Reducing the cost of well construction has been a driver for many new
technologies. The lean casing profile introduced by Eni SpA, the major Italian
oil and gas company, about a decade ago was a successful step towards lowering
the drilling and completion cost in the vertical, top-hole section. Automated
vertical-drilling tools have been the technical enabler of such a concept.
Recently, this oil company has moved further towards an even more radical
"extreme-lean well profile." This paper gives a brief insight into the
well-design concept and the enabling technology behind it. The drilling
technology is based on the well-known automated vertical-drilling system, which
has been enhanced by the capability to drill an enlarged hole size below a
casing without compromising the verticality and hole quality. In the main part
of the paper, two field applications, in the Mediterannean Sea and offshore
Egypt, are described. The paper will also cover the lessons learned especially
from the second of the first two field applications. The extreme-lean well
profile and automated vertical-reaming technology can provide value to several
drilling campaigns not only through the reduction of well-construction cost.

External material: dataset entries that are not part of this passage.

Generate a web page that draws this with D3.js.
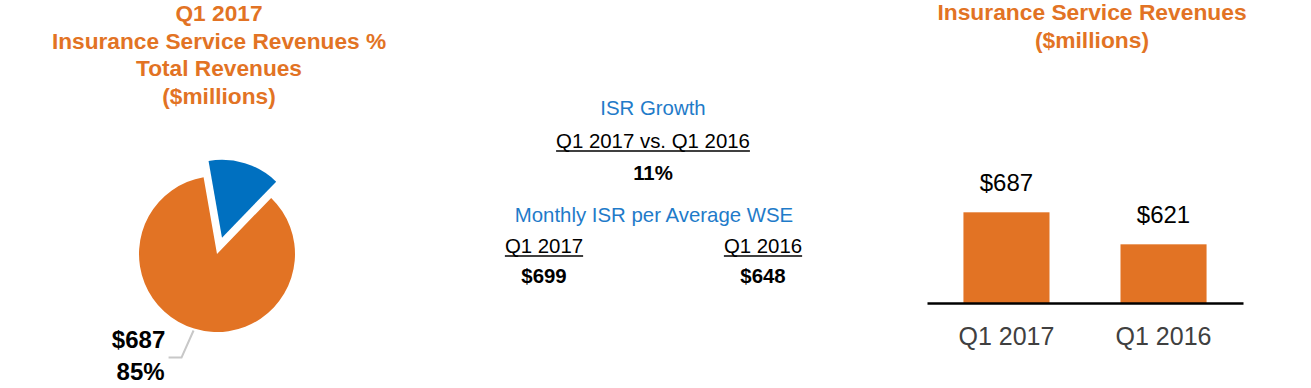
<!DOCTYPE html>
<html>
<head>
<meta charset="utf-8">
<script src="https://cdn.jsdelivr.net/npm/d3@7"></script>
<style>
  body { margin: 0; background: #fff; }
  text { font-family: "Liberation Sans", Arial, sans-serif; }
</style>
</head>
<body>
<script>
// pie data (Q1 2017 revenue split, $millions)
var pieCategories = ["Insurance Service Revenues", "Other Revenues"];
var pieValues = [687, 121];
var pieLabel = ["$687", "85%"];

// bar data
var barCategories = ["Q1 2017", "Q1 2016"];
var barValues = [687, 621];
var barLabels = ["$687", "$621"];

// middle stats
var growthTitle = "ISR Growth";
var growthPeriod = "Q1 2017 vs. Q1 2016";
var growthValue = "11%";
var wseTitle = "Monthly ISR per Average WSE";
var wsePeriods = ["Q1 2017", "Q1 2016"];
var wseValues = ["$699", "$648"];

var leftTitle = ["Q1 2017", "Insurance Service Revenues %", "Total Revenues", "($millions)"];
var rightTitle = ["Insurance Service Revenues", "($millions)"];

var w = 1311, h = 388;
var orange = "#E27324", blue = "#0070C0", textBlue = "#1F7BC9";

var svg = d3.select("body").append("svg")
    .attr("width", w)
    .attr("height", h);

//---- left: pie ----
svg.selectAll("text.ltitle")
    .data(leftTitle)
    .enter()
    .append("text")
    .attr("class", "ltitle")
    .attr("x", 219)
    .attr("y", function(d, i) { return 21 + i * 27.5; })
    .attr("text-anchor", "middle")
    .attr("font-size", "22.7px")
    .attr("font-weight", "bold")
    .attr("fill", orange)
    .text(function(d) { return d; });

var cx = 217, cy = 254, r = 78;
var start = 44 * Math.PI / 180;
var pie = d3.pie().sort(null).startAngle(start).endAngle(start + 2 * Math.PI);
var arcs = pie(pieValues);
var arc = d3.arc().innerRadius(0).outerRadius(r);
var explode = [0, 17];

var pg = svg.append("g").attr("transform", "translate(" + cx + "," + cy + ")");
pg.selectAll("path")
    .data(arcs)
    .enter()
    .append("path")
    .attr("d", arc)
    .attr("fill", function(d, i) { return i == 0 ? orange : blue; })
    .attr("transform", function(d, i) {
        var a = (d.startAngle + d.endAngle) / 2;
        return "translate(" + (Math.sin(a) * explode[i]) + "," + (-Math.cos(a) * explode[i]) + ")";
    });

// leader line for the big slice
var mid = (arcs[0].startAngle + arcs[0].endAngle) / 2;
var p0 = [Math.sin(mid) * (r + 2), -Math.cos(mid) * (r + 2)];
var p1 = [p0[0] - 12, p0[1] + 27];
var p2 = [p1[0] - 13, p1[1]];
pg.append("path")
    .attr("d", d3.line()([p0, p1, p2]))
    .attr("fill", "none")
    .attr("stroke", "#C8C8C8")
    .attr("stroke-width", 2);

pg.selectAll("text.plabel")
    .data(pieLabel)
    .enter()
    .append("text")
    .attr("class", "plabel")
    .attr("x", function(d, i) { return p2[0] - 30 + i * 2; })
    .attr("y", function(d, i) { return p2[1] - 9 + i * 32; })
    .attr("text-anchor", "middle")
    .attr("font-size", "24px")
    .attr("font-weight", "bold")
    .attr("fill", "#000")
    .text(function(d) { return d; });

//---- middle: stats ----
function addText(x, y, t, opts) {
    var el = svg.append("text")
        .attr("x", x).attr("y", y)
        .attr("text-anchor", "middle")
        .attr("font-size", "20.4px")
        .attr("font-weight", opts.bold ? "bold" : "normal")
        .attr("fill", opts.color || "#000")
        .text(t);
    if (opts.underline) {
        var len = el.node().getComputedTextLength();
        svg.append("line")
            .attr("x1", x - len / 2).attr("x2", x + len / 2)
            .attr("y1", y + 3).attr("y2", y + 3)
            .attr("stroke", "#000")
            .attr("stroke-width", 1.5);
    }
    return el;
}
addText(653, 115, growthTitle, { color: textBlue });
addText(653, 148, growthPeriod, { underline: true });
addText(653, 180, growthValue, { bold: true });
addText(654, 222, wseTitle, { color: textBlue });
var colX = [544, 763];
wsePeriods.forEach(function(p, i) { addText(colX[i], 253, p, { underline: true }); });
wseValues.forEach(function(v, i) { addText(colX[i], 283, v, { bold: true }); });

//---- right: bars ----
svg.selectAll("text.rtitle")
    .data(rightTitle)
    .enter()
    .append("text")
    .attr("class", "rtitle")
    .attr("x", 1092)
    .attr("y", function(d, i) { return 20 + i * 28; })
    .attr("text-anchor", "middle")
    .attr("font-size", "22.8px")
    .attr("font-weight", "bold")
    .attr("fill", orange)
    .text(function(d) { return d; });

var xScale = d3.scaleBand()
    .domain(barCategories)
    .range([927, 1243])
    .paddingInner(0.452)
    .paddingOuter(0.232);
var yScale = d3.scaleLinear()
    .domain([500, 900])
    .range([303, 109]);

svg.selectAll("rect.bar")
    .data(barValues)
    .enter()
    .append("rect")
    .attr("class", "bar")
    .attr("x", function(d, i) { return xScale(barCategories[i]); })
    .attr("y", function(d) { return yScale(d); })
    .attr("width", xScale.bandwidth())
    .attr("height", function(d) { return yScale(500) - yScale(d); })
    .attr("fill", orange);

svg.selectAll("text.blabel")
    .data(barValues)
    .enter()
    .append("text")
    .attr("class", "blabel")
    .attr("x", function(d, i) { return xScale(barCategories[i]) + xScale.bandwidth() / 2; })
    .attr("y", function(d) { return yScale(d) - 21; })
    .attr("text-anchor", "middle")
    .attr("font-size", "24px")
    .attr("fill", "#000")
    .text(function(d, i) { return barLabels[i]; });

var xAxis = d3.axisBottom(xScale).tickSize(0).tickPadding(24);
var ax = svg.append("g")
    .attr("transform", "translate(0," + yScale(500) + ")")
    .call(xAxis);
ax.select(".domain").attr("stroke", "#000").attr("stroke-width", 2.5);
ax.selectAll(".tick text")
    .attr("font-size", "25px")
    .attr("font-family", "Liberation Sans, Arial, sans-serif")
    .attr("fill", "#404040");
</script>
</body>
</html>
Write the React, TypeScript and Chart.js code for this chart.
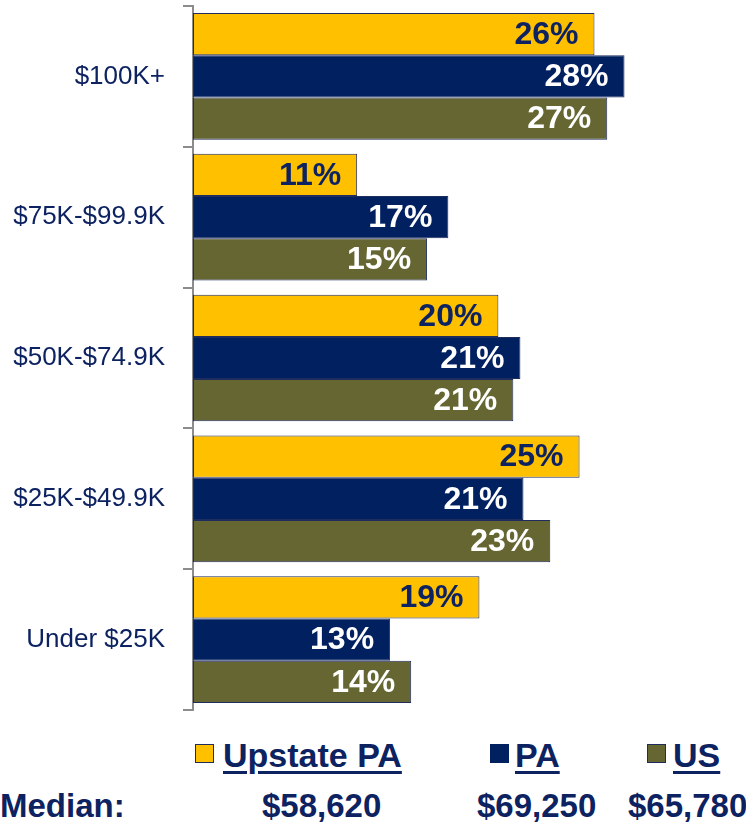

Another major benefit is the ability to run an intermediate casing string, if
required because of difficult well conditions, and still arrive at the same
diameter of casing in the reservoir. The completion concept and the enabling
tool technology are very unique and have not been available to the industry
until recently.
Introduction
It is the ultimate purpose of any oil and gas well to help develop a
reservoir as soon as possible and with the maximum rate and volume of
hydrocarbon recovery. Reaching the reservoir horizon quickly and safely
requires, in many cases, the application of some smart well-construction
techniques. This is true even in the upper sections of the hole. A straight and
smooth borehole curvature reduces the inherent risks of running casing strings.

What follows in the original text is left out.